The heat of the Bárcenas battle has overshadowed the issue of Catalan sovereignty for Prime Minister Mariano Rajoy. Catalan premier Artur Mas' request to negotiate a popular vote on sovereignty, with all its potential for instability, is still a pending matter. Rajoy wants to retake the initiative, but all he is announcing is political cleansing measures: a law for greater financial control over parties, a reform of the Audit Court, a law regulating political functions, criminalizing illegal funding (which does not exist as such in current legislation), and a reform to streamline criminal proceedings.

There is no doubt that reforms are needed in a regulatory system with so many loopholes, but the ruling party must remember that the rules of the game cannot be dictated exclusively by one of the teams.

Summer is a good time to reflect on what to do about citizen disaffection. The number of people who plan to abstain from voting in the next elections is a cause for concern; added to the blank votes and the undecided elements, they make up fully half of all potential voters, according to several surveys.

While polling firms differ on the numbers, they all highlight the same trend: the PP's chances of renewing its absolute majority are nosediving, and the Socialists are failing to recover from their serious setback at the November 2011 general elections. Meanwhile, the leftist coalition IU and the centrist party UPyD are going up in voting intention. And all of it is taking place in an environment of collective dejection and uncertainty.

Elections are still too far off to consider this situation as being consolidated, but the alarms keep going off as a result of events that have become nearly an everyday occurrence in public life: leaders who are targeted for illegal party funding or for misappropriating funds.

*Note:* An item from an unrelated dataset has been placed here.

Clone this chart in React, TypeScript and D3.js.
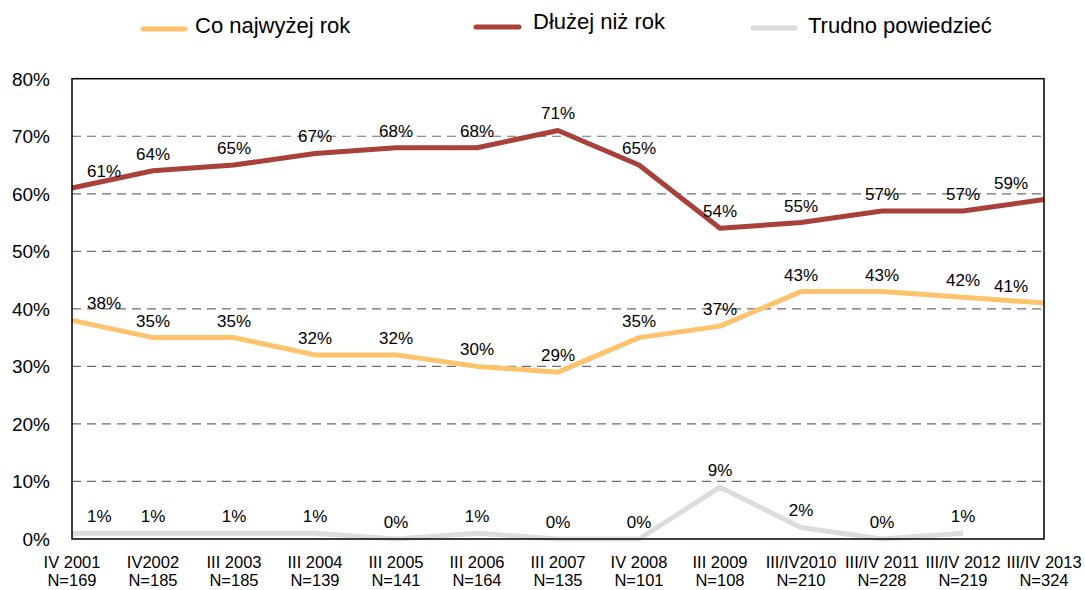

Citizen concern over political corruption has risen five points in one month, according to the latest figures by the Center for Sociological Research (CIS). If the political climate remains this bad, it is to be feared that greater partisan polarization will ensue as an easy way of mobilizing disaffected voters. This will come at a price: postponing the necessary reforms to an institutional system that now affords an oppressive, pessimistic image of democracy.